| What the exercise asks |
Repeat the material exactly from its first line to the line that includes "const xTicks = [0, 0.25, 0.5];". Skip pictures.
── Recorded information
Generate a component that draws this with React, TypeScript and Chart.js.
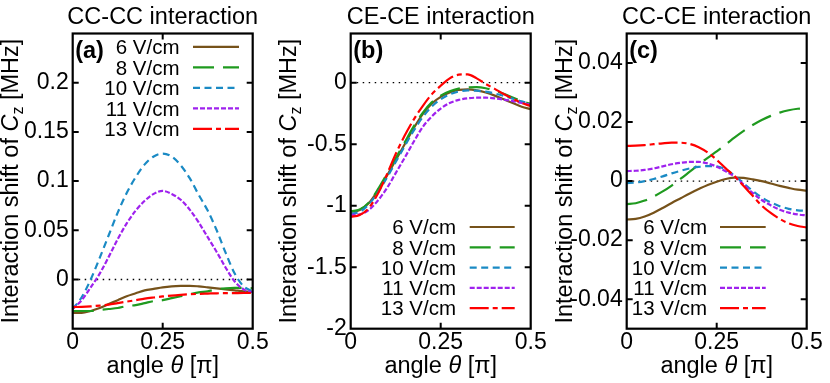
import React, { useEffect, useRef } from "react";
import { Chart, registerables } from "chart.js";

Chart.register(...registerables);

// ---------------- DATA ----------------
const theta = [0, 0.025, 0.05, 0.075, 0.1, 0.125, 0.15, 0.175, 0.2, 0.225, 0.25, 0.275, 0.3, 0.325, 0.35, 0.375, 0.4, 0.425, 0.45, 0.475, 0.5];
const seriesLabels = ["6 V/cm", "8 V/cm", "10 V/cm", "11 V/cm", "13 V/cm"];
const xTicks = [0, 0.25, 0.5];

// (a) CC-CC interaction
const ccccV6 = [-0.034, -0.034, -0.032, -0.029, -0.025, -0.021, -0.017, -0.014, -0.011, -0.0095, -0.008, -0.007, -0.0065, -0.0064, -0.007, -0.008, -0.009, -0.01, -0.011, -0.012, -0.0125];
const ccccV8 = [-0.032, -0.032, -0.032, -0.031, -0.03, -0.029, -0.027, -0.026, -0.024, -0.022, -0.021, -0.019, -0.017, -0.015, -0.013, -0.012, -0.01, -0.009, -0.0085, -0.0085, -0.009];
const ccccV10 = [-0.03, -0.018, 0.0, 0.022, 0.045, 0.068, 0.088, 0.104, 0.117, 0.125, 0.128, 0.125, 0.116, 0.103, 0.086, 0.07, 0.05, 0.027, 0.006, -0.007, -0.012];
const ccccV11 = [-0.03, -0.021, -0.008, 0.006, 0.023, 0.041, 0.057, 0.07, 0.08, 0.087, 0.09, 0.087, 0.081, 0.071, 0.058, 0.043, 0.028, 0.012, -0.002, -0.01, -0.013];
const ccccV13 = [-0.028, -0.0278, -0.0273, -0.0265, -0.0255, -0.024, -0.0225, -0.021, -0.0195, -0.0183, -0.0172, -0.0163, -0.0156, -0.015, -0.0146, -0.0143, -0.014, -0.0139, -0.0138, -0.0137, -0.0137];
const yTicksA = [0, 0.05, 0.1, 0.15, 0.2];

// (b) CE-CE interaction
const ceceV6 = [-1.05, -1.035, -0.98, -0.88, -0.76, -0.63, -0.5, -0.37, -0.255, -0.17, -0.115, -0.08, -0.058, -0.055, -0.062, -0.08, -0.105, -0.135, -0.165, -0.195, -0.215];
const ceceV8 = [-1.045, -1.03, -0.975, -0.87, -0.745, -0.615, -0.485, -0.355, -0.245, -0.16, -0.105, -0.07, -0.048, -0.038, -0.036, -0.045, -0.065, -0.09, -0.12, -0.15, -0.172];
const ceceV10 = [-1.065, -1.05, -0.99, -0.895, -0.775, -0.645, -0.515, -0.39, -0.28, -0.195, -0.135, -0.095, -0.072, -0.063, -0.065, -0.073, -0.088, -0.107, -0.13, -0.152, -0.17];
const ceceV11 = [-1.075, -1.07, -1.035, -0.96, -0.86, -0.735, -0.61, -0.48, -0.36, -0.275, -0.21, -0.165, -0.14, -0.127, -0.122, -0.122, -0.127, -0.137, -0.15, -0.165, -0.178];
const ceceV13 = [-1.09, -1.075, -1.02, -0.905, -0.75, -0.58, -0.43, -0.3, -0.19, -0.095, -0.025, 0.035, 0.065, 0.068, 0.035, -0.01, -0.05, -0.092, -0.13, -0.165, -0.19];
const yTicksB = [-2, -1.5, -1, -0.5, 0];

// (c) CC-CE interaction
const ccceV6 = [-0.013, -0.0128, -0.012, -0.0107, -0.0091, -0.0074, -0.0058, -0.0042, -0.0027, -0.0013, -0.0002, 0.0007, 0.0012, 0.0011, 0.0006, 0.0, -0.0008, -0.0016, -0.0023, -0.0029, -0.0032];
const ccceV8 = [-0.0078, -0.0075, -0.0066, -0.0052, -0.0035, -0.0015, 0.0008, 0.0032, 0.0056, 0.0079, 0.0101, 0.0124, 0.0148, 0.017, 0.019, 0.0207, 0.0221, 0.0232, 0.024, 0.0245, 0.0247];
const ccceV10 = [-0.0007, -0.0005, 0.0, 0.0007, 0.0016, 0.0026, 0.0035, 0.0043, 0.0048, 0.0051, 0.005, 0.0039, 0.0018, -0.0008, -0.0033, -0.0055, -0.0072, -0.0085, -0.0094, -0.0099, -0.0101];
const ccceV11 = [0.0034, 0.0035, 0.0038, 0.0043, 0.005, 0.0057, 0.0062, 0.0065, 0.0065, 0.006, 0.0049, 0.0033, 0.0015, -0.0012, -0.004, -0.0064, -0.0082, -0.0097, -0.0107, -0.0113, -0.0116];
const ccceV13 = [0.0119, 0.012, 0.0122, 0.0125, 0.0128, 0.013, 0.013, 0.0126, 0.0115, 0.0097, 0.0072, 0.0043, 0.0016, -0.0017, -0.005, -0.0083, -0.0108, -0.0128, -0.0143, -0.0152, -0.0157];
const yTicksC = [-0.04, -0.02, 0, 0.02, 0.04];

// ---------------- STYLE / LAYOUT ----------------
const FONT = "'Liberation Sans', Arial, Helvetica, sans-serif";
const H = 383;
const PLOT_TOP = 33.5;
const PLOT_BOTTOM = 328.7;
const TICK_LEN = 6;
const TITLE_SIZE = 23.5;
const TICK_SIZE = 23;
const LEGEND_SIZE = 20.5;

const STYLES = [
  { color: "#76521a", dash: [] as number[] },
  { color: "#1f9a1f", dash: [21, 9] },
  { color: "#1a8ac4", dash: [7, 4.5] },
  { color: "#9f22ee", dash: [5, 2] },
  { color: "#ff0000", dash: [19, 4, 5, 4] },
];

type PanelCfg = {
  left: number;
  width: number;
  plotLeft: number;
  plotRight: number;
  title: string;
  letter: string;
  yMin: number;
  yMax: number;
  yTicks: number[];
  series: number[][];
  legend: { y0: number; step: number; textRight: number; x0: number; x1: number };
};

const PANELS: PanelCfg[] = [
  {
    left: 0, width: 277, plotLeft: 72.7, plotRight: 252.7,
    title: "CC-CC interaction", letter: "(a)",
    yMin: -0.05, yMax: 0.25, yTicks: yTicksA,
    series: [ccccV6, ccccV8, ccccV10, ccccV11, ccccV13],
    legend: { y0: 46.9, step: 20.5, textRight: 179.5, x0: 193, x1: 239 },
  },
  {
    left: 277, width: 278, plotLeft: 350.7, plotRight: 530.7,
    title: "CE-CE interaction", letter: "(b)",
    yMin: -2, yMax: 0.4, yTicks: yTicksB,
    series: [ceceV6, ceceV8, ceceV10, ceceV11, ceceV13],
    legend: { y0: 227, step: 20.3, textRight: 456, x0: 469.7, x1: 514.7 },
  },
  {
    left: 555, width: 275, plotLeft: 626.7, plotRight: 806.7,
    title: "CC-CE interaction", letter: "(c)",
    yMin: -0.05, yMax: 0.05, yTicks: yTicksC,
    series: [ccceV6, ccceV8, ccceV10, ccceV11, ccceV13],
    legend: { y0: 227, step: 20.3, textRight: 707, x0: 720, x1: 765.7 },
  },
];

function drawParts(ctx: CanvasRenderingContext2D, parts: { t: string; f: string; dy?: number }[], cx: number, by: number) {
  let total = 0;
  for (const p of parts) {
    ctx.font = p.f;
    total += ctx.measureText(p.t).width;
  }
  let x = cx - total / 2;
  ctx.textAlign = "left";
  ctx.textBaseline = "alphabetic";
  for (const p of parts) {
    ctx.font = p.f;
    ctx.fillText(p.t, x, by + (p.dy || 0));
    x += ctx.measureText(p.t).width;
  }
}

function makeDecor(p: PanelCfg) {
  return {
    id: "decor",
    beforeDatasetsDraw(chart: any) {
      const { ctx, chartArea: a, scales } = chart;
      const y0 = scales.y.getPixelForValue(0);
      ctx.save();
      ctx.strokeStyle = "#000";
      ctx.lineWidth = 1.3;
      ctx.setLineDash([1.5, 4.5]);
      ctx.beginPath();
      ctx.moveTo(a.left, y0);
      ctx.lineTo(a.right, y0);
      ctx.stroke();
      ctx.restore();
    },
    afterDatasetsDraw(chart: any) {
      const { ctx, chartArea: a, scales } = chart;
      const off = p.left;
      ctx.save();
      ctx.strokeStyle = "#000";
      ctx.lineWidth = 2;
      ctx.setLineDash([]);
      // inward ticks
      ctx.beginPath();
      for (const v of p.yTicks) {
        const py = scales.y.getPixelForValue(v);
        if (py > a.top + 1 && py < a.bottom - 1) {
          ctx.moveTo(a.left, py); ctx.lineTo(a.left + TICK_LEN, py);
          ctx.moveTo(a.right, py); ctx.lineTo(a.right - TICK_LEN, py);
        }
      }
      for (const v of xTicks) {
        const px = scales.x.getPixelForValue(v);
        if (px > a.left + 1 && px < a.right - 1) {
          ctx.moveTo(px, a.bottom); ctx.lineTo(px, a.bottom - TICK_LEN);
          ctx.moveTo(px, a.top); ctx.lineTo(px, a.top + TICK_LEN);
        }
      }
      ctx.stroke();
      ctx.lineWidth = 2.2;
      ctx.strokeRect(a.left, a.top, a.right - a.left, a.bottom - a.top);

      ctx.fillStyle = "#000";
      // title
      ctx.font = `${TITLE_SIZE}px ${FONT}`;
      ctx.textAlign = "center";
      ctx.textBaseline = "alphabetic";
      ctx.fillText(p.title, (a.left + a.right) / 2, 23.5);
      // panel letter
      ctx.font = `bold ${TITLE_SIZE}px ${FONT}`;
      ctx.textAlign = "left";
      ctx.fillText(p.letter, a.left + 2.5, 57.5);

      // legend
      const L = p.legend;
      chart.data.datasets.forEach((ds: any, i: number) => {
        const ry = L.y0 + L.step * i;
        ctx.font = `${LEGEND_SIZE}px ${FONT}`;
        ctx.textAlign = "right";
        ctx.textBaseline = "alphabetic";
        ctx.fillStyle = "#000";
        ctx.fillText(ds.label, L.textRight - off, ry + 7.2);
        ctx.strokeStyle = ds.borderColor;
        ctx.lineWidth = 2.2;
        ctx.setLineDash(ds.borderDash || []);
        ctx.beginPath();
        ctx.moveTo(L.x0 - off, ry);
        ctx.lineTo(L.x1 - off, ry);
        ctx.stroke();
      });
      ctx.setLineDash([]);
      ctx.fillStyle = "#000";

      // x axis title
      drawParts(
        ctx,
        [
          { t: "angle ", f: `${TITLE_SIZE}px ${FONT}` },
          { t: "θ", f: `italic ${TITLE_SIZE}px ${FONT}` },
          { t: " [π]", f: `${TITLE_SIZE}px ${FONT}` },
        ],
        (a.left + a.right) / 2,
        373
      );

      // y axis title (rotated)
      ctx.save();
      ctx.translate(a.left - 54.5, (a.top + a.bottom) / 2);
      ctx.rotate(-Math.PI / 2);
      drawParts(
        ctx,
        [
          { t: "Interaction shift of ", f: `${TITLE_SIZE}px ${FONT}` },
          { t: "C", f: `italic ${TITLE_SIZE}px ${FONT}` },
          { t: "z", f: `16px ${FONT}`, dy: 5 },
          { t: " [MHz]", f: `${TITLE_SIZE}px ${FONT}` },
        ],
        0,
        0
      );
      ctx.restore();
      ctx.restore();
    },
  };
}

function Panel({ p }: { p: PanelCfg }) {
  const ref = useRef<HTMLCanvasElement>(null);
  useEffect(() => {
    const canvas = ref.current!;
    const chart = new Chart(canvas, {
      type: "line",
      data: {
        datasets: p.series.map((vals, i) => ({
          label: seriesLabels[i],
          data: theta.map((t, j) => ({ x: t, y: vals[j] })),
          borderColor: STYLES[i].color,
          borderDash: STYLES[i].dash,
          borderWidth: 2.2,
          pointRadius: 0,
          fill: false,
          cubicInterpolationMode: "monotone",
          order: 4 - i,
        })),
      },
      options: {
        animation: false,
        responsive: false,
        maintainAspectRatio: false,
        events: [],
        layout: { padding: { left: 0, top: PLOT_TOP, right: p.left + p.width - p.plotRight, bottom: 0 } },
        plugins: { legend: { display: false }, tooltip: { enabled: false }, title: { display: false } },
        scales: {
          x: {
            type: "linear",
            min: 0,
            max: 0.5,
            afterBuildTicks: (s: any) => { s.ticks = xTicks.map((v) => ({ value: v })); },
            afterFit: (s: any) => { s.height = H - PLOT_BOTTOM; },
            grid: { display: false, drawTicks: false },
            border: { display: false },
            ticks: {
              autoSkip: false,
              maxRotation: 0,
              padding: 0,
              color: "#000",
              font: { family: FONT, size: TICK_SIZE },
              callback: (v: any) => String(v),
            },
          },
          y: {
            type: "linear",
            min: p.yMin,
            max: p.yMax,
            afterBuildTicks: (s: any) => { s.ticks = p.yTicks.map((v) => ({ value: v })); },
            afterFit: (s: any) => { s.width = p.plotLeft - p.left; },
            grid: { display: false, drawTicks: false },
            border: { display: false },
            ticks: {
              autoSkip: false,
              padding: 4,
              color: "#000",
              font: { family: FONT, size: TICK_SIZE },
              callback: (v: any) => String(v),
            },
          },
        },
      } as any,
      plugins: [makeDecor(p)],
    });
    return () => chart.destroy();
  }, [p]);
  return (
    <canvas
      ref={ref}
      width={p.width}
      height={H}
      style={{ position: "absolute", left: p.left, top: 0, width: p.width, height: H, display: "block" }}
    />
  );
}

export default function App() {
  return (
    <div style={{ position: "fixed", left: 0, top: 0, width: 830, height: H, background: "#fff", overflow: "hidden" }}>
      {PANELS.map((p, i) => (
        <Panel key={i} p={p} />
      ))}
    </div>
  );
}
────
| Correct output |
Generate a component that draws this with React, TypeScript and Chart.js.
import React, { useEffect, useRef } from "react";
import { Chart, registerables } from "chart.js";

Chart.register(...registerables);

// ---------------- DATA ----------------
const theta = [0, 0.025, 0.05, 0.075, 0.1, 0.125, 0.15, 0.175, 0.2, 0.225, 0.25, 0.275, 0.3, 0.325, 0.35, 0.375, 0.4, 0.425, 0.45, 0.475, 0.5];
const seriesLabels = ["6 V/cm", "8 V/cm", "10 V/cm", "11 V/cm", "13 V/cm"];
const xTicks = [0, 0.25, 0.5];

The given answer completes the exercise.